A simple synthesis of nanoporous Sb/C with high Sb content and dispersity as an advanced anode for sodium ion batteries

Abstract

Sodium ion batteries (SIBs) have attracted increasing attention for large-scale energy storage. Among all anodes for SIBs, antimony (Sb) is one of the most attractive ones, but it suffers from a rapid capacity fading because of about 290% volume change upon sodiation/desodiation.
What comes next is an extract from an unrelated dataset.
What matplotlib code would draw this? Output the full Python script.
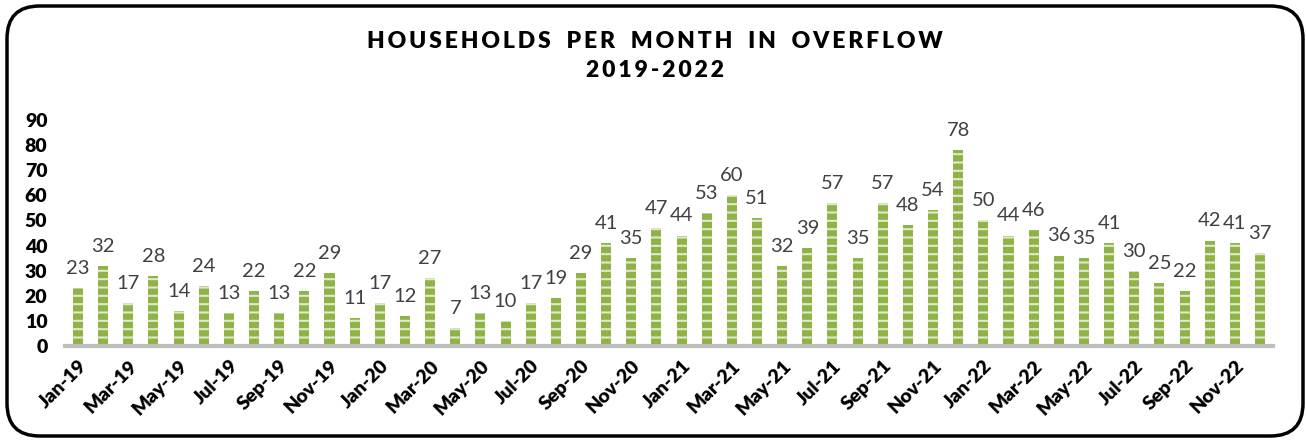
import matplotlib
matplotlib.use('Agg')
import matplotlib.pyplot as plt
from matplotlib.patches import FancyBboxPatch

plt.rcParams['font.family'] = ['Lato', 'DejaVu Sans']
plt.rcParams['hatch.linewidth'] = 1.5

# Datos
months = ['Jan', 'Feb', 'Mar', 'Apr', 'May', 'Jun',
          'Jul', 'Aug', 'Sep', 'Oct', 'Nov', 'Dec']
years = ['19', '20', '21', '22']
labels = [f'{m}-{y}' for y in years for m in months]
households = [23, 32, 17, 28, 14, 24, 13, 22, 13, 22, 29, 11,
              17, 12, 27, 7, 13, 10, 17, 19, 29, 41, 35, 47,
              44, 53, 60, 51, 32, 39, 57, 35, 57, 48, 54, 78,
              50, 44, 46, 36, 35, 41, 30, 25, 22, 42, 41, 37]
y_ticks = [0, 10, 20, 30, 40, 50, 60, 70, 80, 90]

fig = plt.figure(figsize=(13.06, 4.42), dpi=100)
ax = fig.add_axes([0.0501, 0.2172, 0.9243, 0.5113])

x = range(len(households))
bars = ax.bar(x, households, width=0.4, color='#8fb347',
              edgecolor='#dfe9cc', linewidth=0, hatch='--')

for bar, v in zip(bars, households):
    ax.annotate(str(v), (bar.get_x() + bar.get_width() / 2, v),
                xytext=(0, 8), textcoords='offset points',
                ha='center', va='bottom', fontsize=14.5, color='#404040')

ax.set_xlim(-0.5, len(households) - 0.5)
ax.set_ylim(0, 90)
ax.set_yticks(y_ticks)
ax.set_yticklabels([str(t) for t in y_ticks], fontsize=14, fontweight='heavy')
ax.set_xticks(list(x)[::2])
ax.set_xticklabels(labels[::2], rotation=45, ha='right', rotation_mode='anchor',
                   fontsize=14, fontweight='heavy')
ax.tick_params(axis='x', length=0, pad=8)
ax.tick_params(axis='y', length=0, pad=13)

for side in ['top', 'right', 'left']:
    ax.spines[side].set_visible(False)
ax.spines['bottom'].set_color('#bfbfbf')
ax.spines['bottom'].set_linewidth(3)

# Titulo con espaciado entre letras
def spaced(s):
    return '   '.join('\u2009'.join(w) for w in s.split(' '))

fig.text(0.5015, 0.907, spaced('HOUSEHOLDS PER MONTH IN OVERFLOW'),
         ha='center', va='center', fontsize=16.5, fontweight='heavy')
fig.text(0.5015, 0.84, spaced('2019-2022'),
         ha='center', va='center', fontsize=16.5, fontweight='heavy')

# Marco redondeado
frame = FancyBboxPatch((7 / 1306, 6 / 442), 1296 / 1306, 430 / 442,
                       boxstyle='round,pad=0,rounding_size=0.025',
                       mutation_aspect=1306 / 442,
                       transform=fig.transFigure, facecolor='none',
                       edgecolor='black', linewidth=2.5, clip_on=False)
fig.patches.append(frame)

plt.savefig('out.png', dpi=100, facecolor='white')
plt.close()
Here a facile bottom-up strategy has been developed to prepare nanoporous Sb/C with high Sb content and dispersity via a ball-milling assisted solid state reaction between Sb₂O₃ and CaC₂. The simultaneous and stoichiometric generation of Sb and C facilitates a high dispersion of Sb in, theoretically, 23 wt% carbon. Feeding excess CaC₂ can adjust the porosity of the composite, and tailor Sb particles from crystalline (10–20 nm in size) to amorphous (at the subnanometer scale). The synthesized amorphous Sb/C composite exhibits an unprecedented performance for sodium storage. It delivers a high reversible capacity of 480 mA h g⁻¹ at 0.1 A g⁻¹, 403 mA h g⁻¹ after 1000 cycles at 1.0 A g⁻¹, and 283 mA h g⁻¹ after 3000 cycles at 5.0 A g⁻¹. This study may provide a basis for developing high-capacity and long-cycle-life SIBs for practical applications.